Вопросы встраиваются в ряд обвинений: «Печать не свободна, да и вы мало читаете. Видите вы одних слуг, зависящих от вас, лгущих перед вами! Свободных людей, поднимающих голос, вы казните. Был человек, убежденный, что вы хотите добра России… он пробился до вас. Вы велели Орлову его поцеловать в 1859 году (встреча с Н. Серно-Соловьевичем отнесена в „Былом и думах“ к 1858 году. — И. Ж), а в 63 бросили его в каземат…»
«Не для невинных жертв ваших, не для пострадавших мучеников нужно всепрощение, — заключал Герцен свое письмо Александру. — Оно нужно для вас. Вам нельзя человечески идти дальше без амнистии от них. Государь, заслужите ее!»
В 1864–1865 годах, после двухлетней реакции, в жизни России наметился явный перелом. Активизировалась демократическая интеллигенция, ободренная некоторыми устремлениями правительства к продолжению реформистской деятельности; продвинулось обсуждение целого ряда реформ — земской, судебной, цензурной… Герцен включился в «Колоколе» и в широкое историко-философское их обоснование, и в злободневную жизнь по их реализации. Полемика в русской легальной печати, в том числе о реорганизации земледельческого труда на капиталистических основах, о социальном составе земских учреждений, об уничтожении сословного неравенства и др., развернулась острейшая.
Весь сложнейший узел общественно-политических и экономических вопросов, характер их обсуждения в консервативной печати («Русским вестником», «Московскими ведомостями») и в либеральной журналистике («Современнике», «Отечественных записках») определили проблематику шести «Писем к путешественнику», появившихся в «Колоколе» с 25 мая по 1 сентября 1865 года.
Герцен по-прежнему опасность для России видит в капитализации русской экономики.

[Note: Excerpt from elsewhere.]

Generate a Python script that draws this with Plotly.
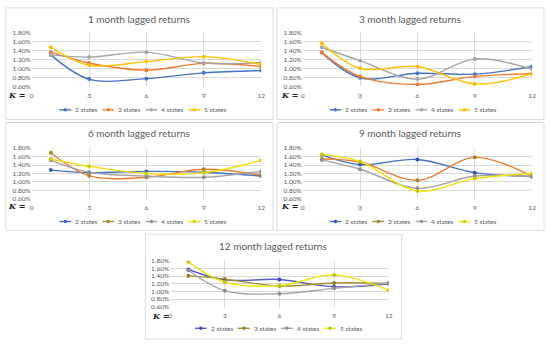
import plotly.graph_objects as go

W, H = 550, 346

K_VALUES = [1, 3, 6, 9, 12]
SERIES_NAMES = ["2 states", "3 states", "4 states", "5 states"]
PANEL_TITLES = ["1 month lagged returns", "3 month lagged returns", "6 month lagged returns",
                "9 month lagged returns", "12 month lagged returns"]
X_TICKS = [0, 3, 6, 9, 12]
Y_TICKS = [0.6, 0.8, 1.0, 1.2, 1.4, 1.6, 1.8]
Y_TICK_LABELS = ["0.60%", "0.80%", "1.00%", "1.20%", "1.40%", "1.60%", "1.80%"]

# values in percent
lag1_2 = [1.30, 0.76, 0.77, 0.90, 0.95]
lag1_3 = [1.36, 1.12, 0.96, 1.11, 1.04]
lag1_4 = [1.30, 1.25, 1.36, 1.12, 1.13]
lag1_5 = [1.47, 1.07, 1.15, 1.26, 1.09]

lag3_2 = [1.35, 0.79, 0.89, 0.87, 1.04]
lag3_3 = [1.35, 0.82, 0.64, 0.82, 0.88]
lag3_4 = [1.47, 1.17, 0.76, 1.21, 0.98]
lag3_5 = [1.56, 1.00, 1.04, 0.65, 0.88]

lag6_2 = [1.28, 1.22, 1.25, 1.23, 1.14]
lag6_3 = [1.69, 1.15, 1.11, 1.30, 1.16]
lag6_4 = [1.51, 1.23, 1.14, 1.11, 1.25]
lag6_5 = [1.54, 1.37, 1.20, 1.22, 1.51]

lag9_2 = [1.64, 1.41, 1.53, 1.22, 1.13]
lag9_3 = [1.54, 1.47, 1.04, 1.58, 1.13]
lag9_4 = [1.52, 1.30, 0.85, 1.14, 1.12]
lag9_5 = [1.65, 1.48, 0.79, 1.08, 1.20]

lag12_2 = [1.57, 1.30, 1.31, 1.12, 1.20]
lag12_3 = [1.41, 1.32, 1.14, 1.22, 1.21]
lag12_4 = [1.55, 1.02, 0.94, 1.08, 1.22]
lag12_5 = [1.77, 1.24, 1.15, 1.43, 1.03]

PANEL_DATA = [
    [lag1_2, lag1_3, lag1_4, lag1_5],
    [lag3_2, lag3_3, lag3_4, lag3_5],
    [lag6_2, lag6_3, lag6_4, lag6_5],
    [lag9_2, lag9_3, lag9_4, lag9_5],
    [lag12_2, lag12_3, lag12_4, lag12_5],
]

# (line color, marker color) per panel per series
COLORS = [
    [("#4472C4", "#4472C4"), ("#ED7D31", "#ED7D31"), ("#A5A5A5", "#A5A5A5"), ("#FFC000", "#FFC000")],
    [("#4472C4", "#4472C4"), ("#ED7D31", "#ED7D31"), ("#A5A5A5", "#A5A5A5"), ("#FFC000", "#FFC000")],
    [("#4472C4", "#3560B8"), ("#ED7D31", "#9E8A2C"), ("#A5A5A5", "#8F8F8F"), ("#F7DC00", "#D2D000")],
    [("#4472C4", "#2F55B0"), ("#ED7D31", "#9E8A2C"), ("#A5A5A5", "#8F8F8F"), ("#F2E200", "#C8CC00")],
    [("#5A5ACB", "#4646B8"), ("#A0902F", "#8E7F28"), ("#A5A5A5", "#8F8F8F"), ("#E8E800", "#C2C800")],
]
LEGEND_LINE = [
    ["#4472C4", "#ED7D31", "#A5A5A5", "#FFC000"],
    ["#4472C4", "#ED7D31", "#A5A5A5", "#FFC000"],
    ["#4472C4", "#A0902F", "#A5A5A5", "#F7DC00"],
    ["#4472C4", "#A0902F", "#A5A5A5", "#F2E200"],
    ["#5A5ACB", "#A0902F", "#A5A5A5", "#E8E800"],
]

# layout in pixels
PLOT_PX = [(30, 262, 29, 84), (304, 536, 29, 84), (30, 262, 147, 199),
           (304, 536, 147, 199), (170, 391, 262, 309)]
BOX_PX = [(4, 4, 274, 118), (278, 4, 548, 118), (4, 121, 274, 231),
          (278, 121, 548, 231), (145, 235, 404, 342)]
TITLE_PX = [(139, 15), (413, 15), (139, 132), (413, 132), (274, 247)]
K_PX = [(15, 93), (291, 93), (15, 206), (291, 206), (160, 318)]
LEG_PX = [(140, 108), (413, 108), (140, 222), (413, 222), (277, 331)]

FONT = "Lato, 'Open Sans', sans-serif"
TXT = "#595959"
GRID = "#D9D9D9"

def fx(px):
    return px / W

def fy(py):
    return 1 - py / H

fig = go.Figure()
shapes = []
annotations = []
layout = {}

for i in range(5):
    n = "" if i == 0 else str(i + 1)
    xa = "x" + n
    ya = "y" + n
    x0, x1, yt, yb = PLOT_PX[i]
    for s in range(4):
        lc, mc = COLORS[i][s]
        fig.add_trace(go.Scatter(
            x=K_VALUES, y=PANEL_DATA[i][s], name=SERIES_NAMES[s],
            mode="lines+markers",
            line=dict(color=lc, width=1.4, shape="spline", smoothing=1.0),
            marker=dict(color=mc, size=4),
            xaxis=xa, yaxis=ya, showlegend=False,
        ))
    layout["xaxis" + n] = dict(
        domain=[fx(x0), fx(x1)], anchor=ya, range=[0, 12], tickvals=X_TICKS,
        showgrid=True, gridcolor=GRID, gridwidth=1, zeroline=False,
        showline=False, ticks="", tickfont=dict(family=FONT, size=6.5, color=TXT),
        fixedrange=True, ticklabelstandoff=4,
    )
    layout["yaxis" + n] = dict(
        domain=[fy(yb), fy(yt)], anchor=xa, range=[0.6, 1.8], tickvals=Y_TICKS,
        ticktext=Y_TICK_LABELS, showgrid=True, gridcolor=GRID, gridwidth=1,
        zeroline=False, showline=False, ticks="",
        tickfont=dict(family=FONT, size=6.5, color=TXT), fixedrange=True,
    )
    bx0, by0, bx1, by1 = BOX_PX[i]
    shapes.append(dict(type="rect", xref="paper", yref="paper",
                       x0=fx(bx0), x1=fx(bx1), y0=fy(by1), y1=fy(by0),
                       line=dict(color=GRID, width=1), fillcolor="rgba(0,0,0,0)",
                       layer="below"))
    tx, ty = TITLE_PX[i]
    annotations.append(dict(text=PANEL_TITLES[i], xref="paper", yref="paper",
                            x=fx(tx), y=fy(ty), xanchor="center", yanchor="middle",
                            showarrow=False, font=dict(family=FONT, size=10, color=TXT)))
    kx, ky = K_PX[i]
    annotations.append(dict(text="<b><i>K</i> =</b>", xref="paper", yref="paper",
                            x=fx(kx), y=fy(ky), xanchor="center", yanchor="middle",
                            showarrow=False,
                            font=dict(family="'DejaVu Serif', serif", size=8, color="#222222")))
    # compact legend (swatch + label)
    lx, ly = LEG_PX[i]
    for s in range(4):
        st = lx - 82 + s * 43.5
        col = LEGEND_LINE[i][s]
        mcol = COLORS[i][s][1]
        shapes.append(dict(type="line", xref="paper", yref="paper",
                           x0=fx(st), x1=fx(st + 12), y0=fy(ly), y1=fy(ly),
                           line=dict(color=col, width=1.4)))
        shapes.append(dict(type="circle", xref="paper", yref="paper",
                           x0=fx(st + 4.5), x1=fx(st + 7.5), y0=fy(ly + 1.5), y1=fy(ly - 1.5),
                           line=dict(color=mcol, width=0.5), fillcolor=mcol))
        annotations.append(dict(text=SERIES_NAMES[s], xref="paper", yref="paper",
                                x=fx(st + 14), y=fy(ly), xanchor="left", yanchor="middle",
                                showarrow=False,
                                font=dict(family=FONT, size=6.5, color=TXT)))

fig.update_layout(
    width=W, height=H, margin=dict(l=0, r=0, t=0, b=0),
    paper_bgcolor="white", plot_bgcolor="white", showlegend=False,
    shapes=shapes, annotations=annotations, **layout,
)

fig.write_html("out.html", config={"displayModeBar": False},
               post_script="document.body.style.margin='0';document.body.style.overflow='hidden';")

Обращает внимание на немалую угрозу тех буржуазных тенденций, которые неизменно несли реформы, и не отступает от своей старой теории крестьянской общины как «зародыше» будущего социального переустройства. Ни о каких насильственных методах водворения новых отношений, ни о каких революционных переворотах речи нет. При всех необходимых реформах — только эволюционное развитие, — в который раз подтверждает Герцен свои неизменные теории.
Но вот 4 апреля 1866 года прозвучал выстрел Каракозова, резко поменявший сравнительно мирное течение русской жизни. Катков и присные поставили единичное событие в ряд «злодеяний» «революционных переодетых эмиссаров», начавшихся с петербургских пожаров и, уж конечно, не без влияния поляков. Неудавшееся покушение на Александра II еще больше обострило и без того непростые отношения Герцена с эмиграцией. И Герцен, как всегда, отвечал в «Колоколе».